4. It’s contrived. To anybody who’s got his thinking cap on, it’s going to pretty obvious that the only reason the character is looking in the mirror and describing herself is so that you, the author, will have an excuse to spout off this misplaced description.
5. Finally, even if some of your readers fail to notice this clumsy technique, you can bet you’re going to magnificently annoy any and all fellow authors who happen to be reading your book—because they will notice.
This seems to go with what I quoted in this post
Avoid the Mirror Trick
It seems like an easy answer to simply have the character look in a mirror and describe what they see, but it’s been done so many times (and done badly) that agents and readers cringe when they see it. If the novel happens to start this way, it’s likely a kiss of death unless there's a unique twist to it. 
Avoid the “Let Me Introduce Myself” Cliché 
Another common cliché is having the character introduce themselves and describe what they look like. For example, “I’m your average gal, five foot four, brown hair, blue eyes” or “I’m nothing special, six foot, black cropped hair and brown almond eyes.” This was quite popular a while back, but these days, it usually comes across feeling stale.

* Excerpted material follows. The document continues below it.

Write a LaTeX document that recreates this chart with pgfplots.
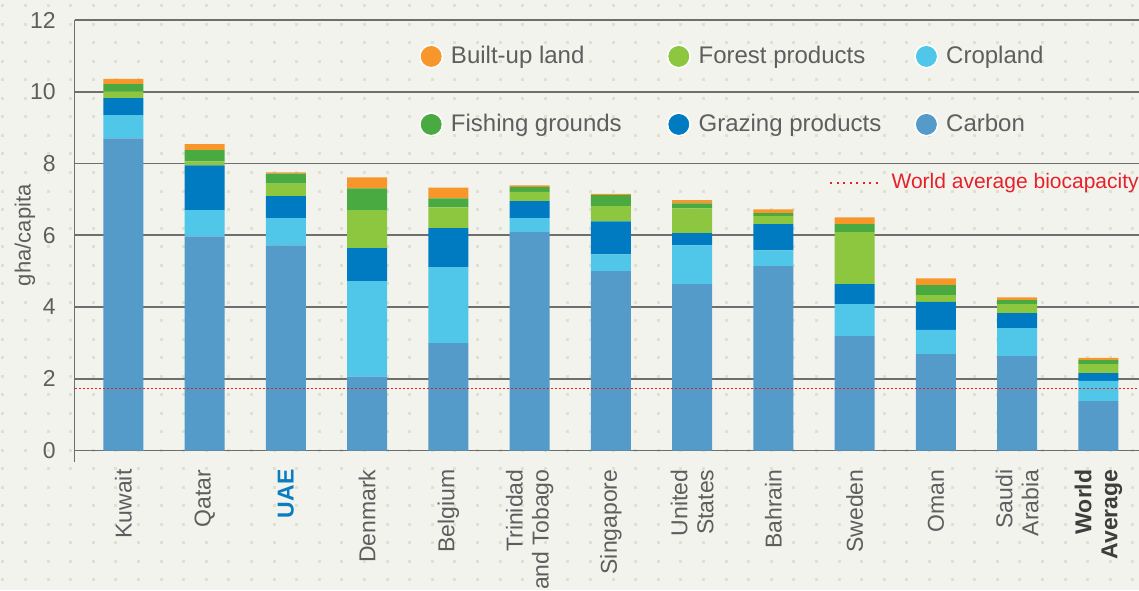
\documentclass[border=0pt]{standalone}
\usepackage{fontspec}
\setmainfont{Liberation Sans}
\usepackage{pgfplots}
\usepackage{pgfplotstable}
\pgfplotsset{compat=1.18}

\definecolor{bgc}{HTML}{F3F3EE}
\definecolor{dotc}{HTML}{DDE1CE}
\definecolor{carbonc}{HTML}{549BC9}
\definecolor{cropc}{HTML}{50C6E9}
\definecolor{grazc}{HTML}{007BC2}
\definecolor{forestc}{HTML}{8DC63F}
\definecolor{fishc}{HTML}{4AAA42}
\definecolor{builtc}{HTML}{F7962B}
\definecolor{gridc}{HTML}{6E6E6E}
\definecolor{txtc}{HTML}{5E5E5E}
\definecolor{redc}{HTML}{E8202A}
\definecolor{uaec}{HTML}{0A7CC1}
\definecolor{worldc}{HTML}{3D3D3D}

% gha/capita
\pgfplotstableread{
x carbon crop grazing forest fishing built
0  8.70 0.65 0.47 0.19 0.20 0.15
1  5.97 0.73 1.25 0.11 0.31 0.17
2  5.72 0.76 0.61 0.35 0.28 0.03
3  2.06 2.66 0.92 1.06 0.61 0.30
4  2.99 2.12 1.09 0.58 0.25 0.30
5  6.09 0.39 0.47 0.26 0.14 0.04
6  5.00 0.47 0.92 0.42 0.31 0.03
7  4.64 1.08 0.34 0.69 0.14 0.09
8  5.14 0.44 0.73 0.22 0.09 0.10
9  3.19 0.89 0.56 1.45 0.22 0.19
10 2.69 0.67 0.78 0.19 0.28 0.19
11 2.63 0.78 0.42 0.25 0.11 0.08
12 1.38 0.56 0.22 0.25 0.11 0.06
}\footprint

\begin{document}
\begin{tikzpicture}
% background
\fill[bgc] (-37.35pt,-69.75pt) rectangle (532.15pt,225.25pt);
\foreach \i in {0,...,50} {
  \foreach \j in {0,...,31} {
    \fill[dotc] ({-36.65pt+\i*11.3pt},{221.5pt-\j*9.25pt}) rectangle ++(1.5pt,1.5pt);
  }
}
\begin{axis}[
  scale only axis, width=532.15pt, height=215.25pt,
  xmin=-0.6, xmax=12.5, ymin=0, ymax=12,
  ybar stacked, bar width=20pt,
  axis x line*=bottom, axis y line*=left,
  axis line style={-, draw=gridc, line width=0.8pt},
  ymajorgrids, grid style={draw=gridc, line width=0.8pt},
  ytick={0,2,...,12},
  xtick={0,...,12},
  xticklabels={Kuwait, Qatar, \textcolor{uaec}{\textbf{UAE}}, Denmark, Belgium,
    {Trinidad\\and Tobago}, Singapore, {United\\States}, Bahrain, Sweden, Oman,
    {Saudi\\Arabia}, {\textcolor{worldc}{\textbf{World}}\\\textcolor{worldc}{\textbf{Average}}}},
  tick align=outside, major tick length=6pt,
  xtick style={draw=none}, ytick style={draw=none},
  extra x ticks={0.5,1.5,...,11.5}, extra x tick labels={},
  extra x tick style={tick style={draw=gridc, line width=0.8pt}},
  /pgf/number format/assume math mode=true,
  yticklabel style={font=\fontsize{11.5}{13}\selectfont, text=txtc},
  xticklabel style={rotate=90, anchor=east, align=right,
    font=\fontsize{11.5}{13}\selectfont, text=txtc},
  ylabel={gha/capita},
  every axis y label/.style={at={(axis description cs:-0.0467,0.5)}, rotate=90, anchor=center},
  ylabel style={font=\fontsize{11}{13}\selectfont, text=txtc},
  legend columns=3,
  legend style={draw=none, fill=none, inner sep=0pt,
    at={(axis description cs:0.3233,0.9442)}, anchor=north west,
    font=\fontsize{12}{14}\selectfont, text=txtc,
    nodes={inner sep=0pt}, row sep=22pt,
    /tikz/every even column/.append style={column sep=0pt},
    /tikz/every odd column/.append style={column sep=0pt}},
]
\addplot[fill=carbonc, draw=none, forget plot] table[x=x, y=carbon] {\footprint};
\addplot[fill=cropc, draw=none, forget plot] table[x=x, y=crop] {\footprint};
\addplot[fill=grazc, draw=none, forget plot] table[x=x, y=grazing] {\footprint};
\addplot[fill=forestc, draw=none, forget plot] table[x=x, y=forest] {\footprint};
\addplot[fill=fishc, draw=none, forget plot] table[x=x, y=fishing] {\footprint};
\addplot[fill=builtc, draw=none, forget plot] table[x=x, y=built] {\footprint};

\addlegendimage{legend image code/.code={\fill[white] (0pt,0pt) circle (5.8pt); \fill[builtc] (0pt,0pt) circle (5pt);}}
\addlegendentry{\makebox[111.8pt][l]{\hspace{3.9pt}Built-up land}}
\addlegendimage{legend image code/.code={\fill[white] (0pt,0pt) circle (5.8pt); \fill[forestc] (0pt,0pt) circle (5pt);}}
\addlegendentry{\makebox[111.8pt][l]{\hspace{3.9pt}Forest products}}
\addlegendimage{legend image code/.code={\fill[white] (0pt,0pt) circle (5.8pt); \fill[cropc] (0pt,0pt) circle (5pt);}}
\addlegendentry{\makebox[111.8pt][l]{\hspace{3.9pt}Cropland}}
\addlegendimage{legend image code/.code={\fill[white] (0pt,0pt) circle (5.8pt); \fill[fishc] (0pt,0pt) circle (5pt);}}
\addlegendentry{\makebox[111.8pt][l]{\hspace{3.9pt}Fishing grounds}}
\addlegendimage{legend image code/.code={\fill[white] (0pt,0pt) circle (5.8pt); \fill[grazc] (0pt,0pt) circle (5pt);}}
\addlegendentry{\makebox[111.8pt][l]{\hspace{3.9pt}Grazing products}}
\addlegendimage{legend image code/.code={\fill[white] (0pt,0pt) circle (5.8pt); \fill[carbonc] (0pt,0pt) circle (5pt);}}
\addlegendentry{\makebox[111.8pt][l]{\hspace{3.9pt}Carbon}}
\end{axis}
\draw[gridc, line width=0.8pt] (0pt,0pt) -- (0pt,-5.5pt);
% reference line on top of the bars
\begin{axis}[
  scale only axis, width=532.15pt, height=215.25pt,
  xmin=-0.6, xmax=12.5, ymin=0, ymax=12, hide axis,
]
\addplot[redc, line width=0.8pt, dash pattern=on 1.2pt off 0.8pt] coordinates {(-0.6,1.73) (12.5,1.73)};
\addplot[redc, line width=0.8pt, dash pattern=on 1pt off 2.25pt] coordinates {(8.70,7.45) (9.31,7.45)};
\node[anchor=west, text=redc, font=\fontsize{10.5}{12}\selectfont, inner sep=0pt] at (axis cs:9.45,7.45) {World average biocapacity};
\end{axis}
\pgfresetboundingbox
\path (-37.35pt,-69.75pt) rectangle (532.15pt,225.25pt);
\end{tikzpicture}
\end{document}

And the line from my story  I quoted in that same post:
... I hate the way I look. Curly dark hair, dull-looking brown eyes and teeth sticking out in all directions…an overbite. It should come as no surprise that my dentist said I need braces. ...

I did not say in my story that he was looking in a mirror, rather I am trying to imply that he is describing himself from what he knows, and doesn't need a mirror to do it. In my previous post, I said how the character's teeth are important to the story so it was necessary to mention them. I hate to be repetitive, but rules are meant to be broken.

At the end of the post, the blogger asks:

Tell me your opinion: How much character description do you like to include in stories?

I would say as much as necessary without getting boring and sounding like a so-clled "info dump." Again, the teeth are important to the story, so it is necessary to include them in the description.